Remember the panic around Y2K? Jay Fitzhugh, Chief Regulatory Officer at Mitratech, discusses why we are facing down a similar issue with the concept of negative interest.
Negative interest has become quite the buzzword in financial circles, but what exactly is it? A negative interest environment occurs when the nominal interest rate drops below zero percent for a specific economic zone.
This effectively means that banks and other financial firms have to pay to keep their excess reserves stored at the central bank, rather than receiving positive interest income. Think of your bank account not as a location that pays you for money on deposit, but that the bank is a business that you pay to keep your money safe and secure.
Now, elevate this analogy from your personal account to the accounts that financial institutions maintain with central banking entities like the Bank of England or the U.S. Federal Reserve Banks. The concept is not new, and in certain regions or countries, like Europe and Japan, negative interest has been the reality for central bank interest rates starting as early as 2014.
Why Negative Interest Matters
As a manager of risk within an organization, your role is to forecast and lay out plans to prepare for foreseeable events and their consequences. This is exactly what happened in the 1990s when risk managers realized that many (if not most) programmatically controlled systems that had a 20th century date embedded in their code needed to be validated and modified for the 21st century – the Y2K threat, as it was popularly known.
Fortunately, risk managers raised the red flag, and millions of coding changes were performed to alleviate the threat of wide-scale program failures in everything from banking systems to elevators.
Fast forward to 2020, and risk managers may be on the cusp of another foreseeable impact event: the worldwide adoption of negative interest rates. First, we must ask ourselves, is this even a future possibility? And if there will be a worldwide adoption of negative interest, how would you prepare for that eventuality now?
The first question can be addressed by considering which of your processes or systems are subject to interest rate calculations that currently don’t properly address the reversal of interest rates from positive to negative. While not a problem like Y2K, where date logic permeated all industries and systems, interest rate logic is the foundational basis of banking and invoicing worldwide.
Are the banking and accounts receivable core systems ready? It’s very likely, in many cases. The good news is that most banking and receivables solution providers have interest routines that are well-defined, audited and documented. In other words, they already know where to look to find the adjustments that have to be made.

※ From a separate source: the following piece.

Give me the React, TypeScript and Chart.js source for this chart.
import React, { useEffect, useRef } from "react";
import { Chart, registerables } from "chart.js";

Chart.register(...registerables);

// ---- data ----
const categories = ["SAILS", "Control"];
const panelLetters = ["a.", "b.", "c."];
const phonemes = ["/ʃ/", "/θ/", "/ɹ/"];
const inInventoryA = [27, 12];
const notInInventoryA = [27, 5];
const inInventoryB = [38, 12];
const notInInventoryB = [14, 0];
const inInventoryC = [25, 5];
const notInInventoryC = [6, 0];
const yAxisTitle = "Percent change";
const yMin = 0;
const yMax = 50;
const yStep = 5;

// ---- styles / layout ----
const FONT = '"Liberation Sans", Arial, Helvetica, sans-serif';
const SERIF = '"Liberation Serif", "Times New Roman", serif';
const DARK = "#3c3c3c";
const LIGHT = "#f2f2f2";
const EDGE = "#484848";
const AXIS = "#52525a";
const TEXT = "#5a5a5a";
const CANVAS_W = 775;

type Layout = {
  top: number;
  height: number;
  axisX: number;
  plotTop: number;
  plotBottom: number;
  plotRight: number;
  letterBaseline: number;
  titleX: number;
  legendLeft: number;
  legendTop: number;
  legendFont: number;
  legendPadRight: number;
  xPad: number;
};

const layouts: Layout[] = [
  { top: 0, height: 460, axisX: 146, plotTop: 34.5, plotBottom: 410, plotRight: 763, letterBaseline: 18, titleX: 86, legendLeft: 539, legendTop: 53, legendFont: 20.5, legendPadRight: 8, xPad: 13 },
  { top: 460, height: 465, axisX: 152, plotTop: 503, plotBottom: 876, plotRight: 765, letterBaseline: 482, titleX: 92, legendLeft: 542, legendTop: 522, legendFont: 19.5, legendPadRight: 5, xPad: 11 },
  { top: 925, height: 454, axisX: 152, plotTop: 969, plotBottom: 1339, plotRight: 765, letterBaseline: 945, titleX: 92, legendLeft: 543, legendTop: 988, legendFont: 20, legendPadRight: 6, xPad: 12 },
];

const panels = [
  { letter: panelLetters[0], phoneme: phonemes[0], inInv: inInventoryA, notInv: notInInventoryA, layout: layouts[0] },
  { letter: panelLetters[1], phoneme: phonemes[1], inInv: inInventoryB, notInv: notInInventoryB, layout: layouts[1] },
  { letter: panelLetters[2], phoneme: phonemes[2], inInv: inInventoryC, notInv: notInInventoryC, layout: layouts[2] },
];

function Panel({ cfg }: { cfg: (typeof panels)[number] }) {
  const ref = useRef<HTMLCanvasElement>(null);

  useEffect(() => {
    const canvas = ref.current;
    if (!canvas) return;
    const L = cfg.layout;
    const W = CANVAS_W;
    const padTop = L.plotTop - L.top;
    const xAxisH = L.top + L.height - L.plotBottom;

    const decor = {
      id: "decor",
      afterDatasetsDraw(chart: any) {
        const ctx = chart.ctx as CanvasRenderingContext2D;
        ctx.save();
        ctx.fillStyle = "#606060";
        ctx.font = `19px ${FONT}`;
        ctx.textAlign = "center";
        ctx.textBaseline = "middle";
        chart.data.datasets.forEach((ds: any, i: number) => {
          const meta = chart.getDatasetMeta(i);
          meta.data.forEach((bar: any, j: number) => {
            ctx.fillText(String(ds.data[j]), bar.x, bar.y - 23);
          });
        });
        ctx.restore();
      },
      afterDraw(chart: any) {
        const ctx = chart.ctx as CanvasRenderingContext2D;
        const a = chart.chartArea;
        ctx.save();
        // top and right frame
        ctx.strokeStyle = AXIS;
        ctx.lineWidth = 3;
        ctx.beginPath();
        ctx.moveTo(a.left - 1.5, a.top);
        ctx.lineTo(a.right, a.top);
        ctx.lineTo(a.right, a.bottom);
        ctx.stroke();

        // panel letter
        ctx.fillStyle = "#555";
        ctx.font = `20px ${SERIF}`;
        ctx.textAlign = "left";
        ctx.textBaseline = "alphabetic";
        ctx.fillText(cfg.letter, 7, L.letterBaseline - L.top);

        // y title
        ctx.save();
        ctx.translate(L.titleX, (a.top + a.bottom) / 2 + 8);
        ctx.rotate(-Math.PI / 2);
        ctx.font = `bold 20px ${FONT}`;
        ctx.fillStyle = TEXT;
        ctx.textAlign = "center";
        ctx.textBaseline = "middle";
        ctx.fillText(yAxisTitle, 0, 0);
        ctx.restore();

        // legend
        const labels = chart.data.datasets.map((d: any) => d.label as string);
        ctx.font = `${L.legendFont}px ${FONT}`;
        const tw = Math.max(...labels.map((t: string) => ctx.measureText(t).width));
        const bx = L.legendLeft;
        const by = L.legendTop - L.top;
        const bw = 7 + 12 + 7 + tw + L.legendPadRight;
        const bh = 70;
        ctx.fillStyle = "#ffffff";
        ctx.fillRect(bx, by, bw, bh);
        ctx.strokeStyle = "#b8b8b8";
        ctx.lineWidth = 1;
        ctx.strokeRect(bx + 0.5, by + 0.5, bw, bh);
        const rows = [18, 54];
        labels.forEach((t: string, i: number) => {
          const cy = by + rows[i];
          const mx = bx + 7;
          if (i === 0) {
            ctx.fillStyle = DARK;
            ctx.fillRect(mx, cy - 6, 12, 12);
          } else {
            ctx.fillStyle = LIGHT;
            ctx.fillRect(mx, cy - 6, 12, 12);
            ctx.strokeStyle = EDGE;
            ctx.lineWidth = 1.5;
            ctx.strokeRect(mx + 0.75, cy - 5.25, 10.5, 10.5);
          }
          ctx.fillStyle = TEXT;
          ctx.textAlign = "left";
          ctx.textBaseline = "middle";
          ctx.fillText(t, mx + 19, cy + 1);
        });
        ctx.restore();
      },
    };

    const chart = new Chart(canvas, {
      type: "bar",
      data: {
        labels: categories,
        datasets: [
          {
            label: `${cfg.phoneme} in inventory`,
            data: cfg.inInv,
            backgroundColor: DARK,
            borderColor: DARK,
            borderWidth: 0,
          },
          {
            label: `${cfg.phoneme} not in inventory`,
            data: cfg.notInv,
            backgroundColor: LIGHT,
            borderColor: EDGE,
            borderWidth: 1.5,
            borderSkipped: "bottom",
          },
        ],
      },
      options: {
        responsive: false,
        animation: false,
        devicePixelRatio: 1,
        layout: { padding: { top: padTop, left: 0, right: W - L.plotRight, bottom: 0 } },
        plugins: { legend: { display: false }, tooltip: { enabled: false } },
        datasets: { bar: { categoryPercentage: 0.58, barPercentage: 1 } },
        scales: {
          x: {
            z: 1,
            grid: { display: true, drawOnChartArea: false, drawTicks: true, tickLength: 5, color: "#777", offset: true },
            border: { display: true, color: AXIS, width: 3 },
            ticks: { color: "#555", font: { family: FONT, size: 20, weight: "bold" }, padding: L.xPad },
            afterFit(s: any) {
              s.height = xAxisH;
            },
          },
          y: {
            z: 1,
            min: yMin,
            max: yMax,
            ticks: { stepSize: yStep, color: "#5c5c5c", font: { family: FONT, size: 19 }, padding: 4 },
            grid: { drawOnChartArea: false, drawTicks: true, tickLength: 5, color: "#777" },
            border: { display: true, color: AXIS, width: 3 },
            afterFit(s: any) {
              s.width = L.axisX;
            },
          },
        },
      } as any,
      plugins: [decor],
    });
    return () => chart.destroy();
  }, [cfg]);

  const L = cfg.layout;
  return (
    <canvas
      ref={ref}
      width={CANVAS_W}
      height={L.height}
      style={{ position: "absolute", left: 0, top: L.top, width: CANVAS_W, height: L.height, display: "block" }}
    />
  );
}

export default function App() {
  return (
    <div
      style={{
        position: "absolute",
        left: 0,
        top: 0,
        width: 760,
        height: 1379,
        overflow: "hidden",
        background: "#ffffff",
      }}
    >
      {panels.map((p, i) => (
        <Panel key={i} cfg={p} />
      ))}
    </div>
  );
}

Model Risk Management: What Questions Should be Asked?
With model risk, per the Federal Deposit Insurance Company (FDIC),
“the term model refers to a quantitative method, system or approach that applies statistical, economic, financial or mathematical theories, techniques and assumptions to process input data into quantitative estimates. A model consists of three components: an information input component, which delivers assumptions and data to the model; a processing component, which transforms inputs into estimates; and a reporting component, which translates the estimates into useful business information. Models meeting this definition might be used for analyzing business strategies, informing business decisions, identifying and measuring risks, valuing exposures, instruments or positions, conducting stress testing, assessing adequacy of capital, managing client assets, measuring compliance with internal limits, maintaining the formal control apparatus of the bank or meeting financial or regulatory reporting requirements and issuing public disclosures.”
As defined by the FDIC, model risk management has significant implications to the analysis and decisions in running a financial institution. However, model risk can in some areas almost be a dark art form in the banking world. For instance, in 2007, the risk models used to predict the safety of mortgage-backed securities turned out to be incorrect due to changing market conditions.

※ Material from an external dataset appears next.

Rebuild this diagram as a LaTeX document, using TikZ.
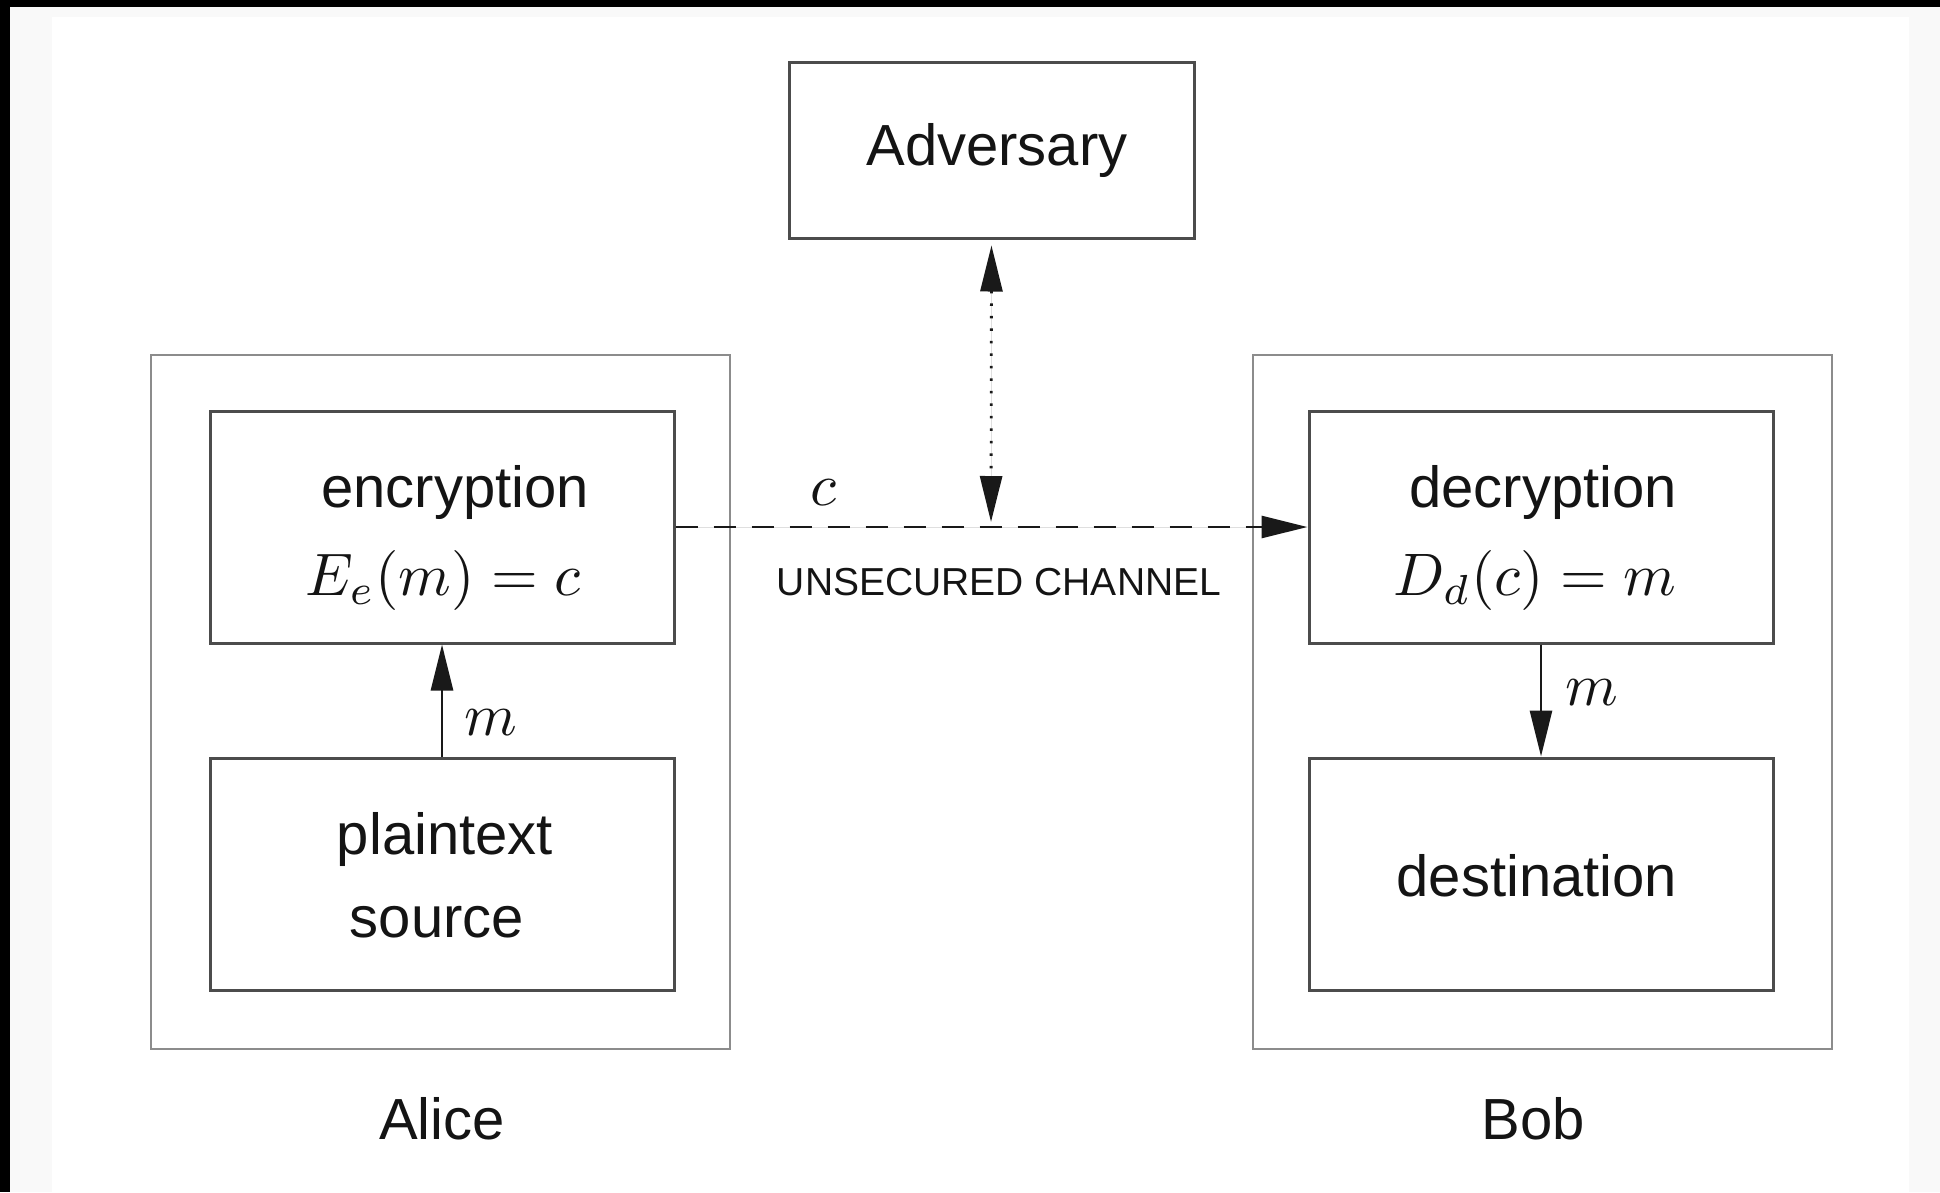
\documentclass[tikz,border=0pt]{standalone}
\usepackage{graphicx}
\usepackage{fontspec}
\setmainfont{Liberation Sans}
\usetikzlibrary{arrows.meta}
\definecolor{pagegray}{HTML}{F9F9F9}
\definecolor{inkc}{HTML}{141414}
\newcommand{\bigmath}[1]{\scalebox{6}{$#1$}}
\tikzset{
  inbox/.style={draw=black!70, line width=3pt, minimum width=464pt, minimum height=232pt, inner sep=0pt},
  outbox/.style={draw=black!45, line width=2pt, minimum width=579pt, minimum height=694pt, inner sep=0pt},
  advbox/.style={draw=black!70, line width=3pt, minimum width=405pt, minimum height=176pt, inner sep=0pt},
  big/.style={font=\fontsize{58}{70}\selectfont, text=inkc, anchor=base, inner sep=0pt},
  mathtxt/.style={text=inkc, anchor=base, inner sep=0pt},
  small/.style={font=\fontsize{39}{46}\selectfont, text=inkc, anchor=base, inner sep=0pt},
  tip/.style={-{Triangle[length=46pt,width=22pt]}},
  conn/.style={line width=2.8pt, draw=black!90, fill=black}
}
\begin{document}
\begin{tikzpicture}[x=1pt,y=-1pt]
\useasboundingbox (0,0) rectangle (1940,1192);
% page background
\fill[black] (0,0) rectangle (1940,1192);
\fill[pagegray] (10,7) rectangle (1940,1192);
\fill[white] (52,17) rectangle (1909,1192);

% boxes
\node[outbox] (alice) at (440.5,702) {};
\node[outbox] (bob) at (1542.5,702) {};
\node[advbox] (adv) at (991.5,150) {};
\node[inbox] (enc) at (442,527) {};
\node[inbox] (plain) at (442,874) {};
\node[inbox] (dec) at (1541,527) {};
\node[inbox] (dest) at (1541,874) {};

% texts
\node[big] (tadv) at (997,165) {Adversary};
\node[big] (tenc) at (455,507) {encryption};
\node[mathtxt] (menc) at (443,595) {\bigmath{E_e(m) = c}};
\node[big] (tplain) at (445,854) {plaintext};
\node[big] (tsrc) at (437,937) {source};
\node[big] (tdec) at (1543,507) {decryption};
\node[mathtxt] (mdec) at (1535,595) {\bigmath{D_d(c) = m}};
\node[big] (tdest) at (1537,896) {destination};
\node[big] (talice) at (442,1139) {Alice};
\node[big] (tbob) at (1533,1139) {Bob};
\node[small] (tchan) at (999,595) {UNSECURED CHANNEL};
\node[mathtxt] (lc) at (823,505) {\bigmath{c}};
\node[mathtxt] (lm1) at (491,735) {\bigmath{m}};
\node[mathtxt] (lm2) at (1592,705) {\bigmath{m}};

% connectors
\draw[conn, tip] (plain.north) -- (enc.south);
\draw[conn, tip] (dec.south) -- (dest.north);
\draw[conn, tip, dash pattern=on 22pt off 16pt] (enc.east) -- (dec.west);
\coordinate (chan) at (991,527);
\draw[conn, {Triangle[length=46pt,width=22pt]}-{Triangle[length=46pt,width=22pt]}, dash pattern=on 2.5pt off 10pt, shorten <=6pt, shorten >=5pt] (adv.south) -- (chan);
\end{tikzpicture}
\end{document}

These inaccurate assessments led to one of the most disastrous global financial events: the mortgage crisis of 2007-2008 that kicked off the Great Recession. To get a more entertaining explanation of how this happened, you might want to watch the 2015 film “The Big Short.”
Risk managers should have been asking, what models do we use that would be inaccurate if central bank interest rates became negative? The second question would then be how do I gain visibility into the hundreds of data feeds and their encapsulated calculations that feed model risk as used to make strategic and operational business decisions? This will undoubtedly require careful evaluation and review, just as was applied at the turn of the century with Y2K to ensure that models in use have the ability to invert from positive to negative interest without altering the fundamental calculation validity.
The evaluation of the potential locations where interest rate calculations are in use within the context of model risk management is a challenge. Unlike the well-defined and often evaluated and audited interest routines used in core bank processing applications or in accounts receivable solutions, model risk is the summation of inputs from many sources. These many sources can be distributed throughout an organization, many times outside the view of traditional IT oversight. Sometimes this hidden information management is labeled as “Shadow IT,” or more recently “end-user computing” or EUC. Organizations facing this challenge of discovery of EUC will need a strong grasp on the inventory of interest rate calculations being performed in the many spreadsheets and databases that exist in every organization that have a resulting impact on the models being employed across the multiple disciplines defined in the above FDIC definition. There will be situations where this is a many-to-one relationship of model inputs to a decision model and, conversely, situations where one model input has a relationship to multiple decision models.
The impacts of not asking these kinds of questions this time around could, just as in 2008, be unexpectedly and unfortunately big. Quite possibly very big.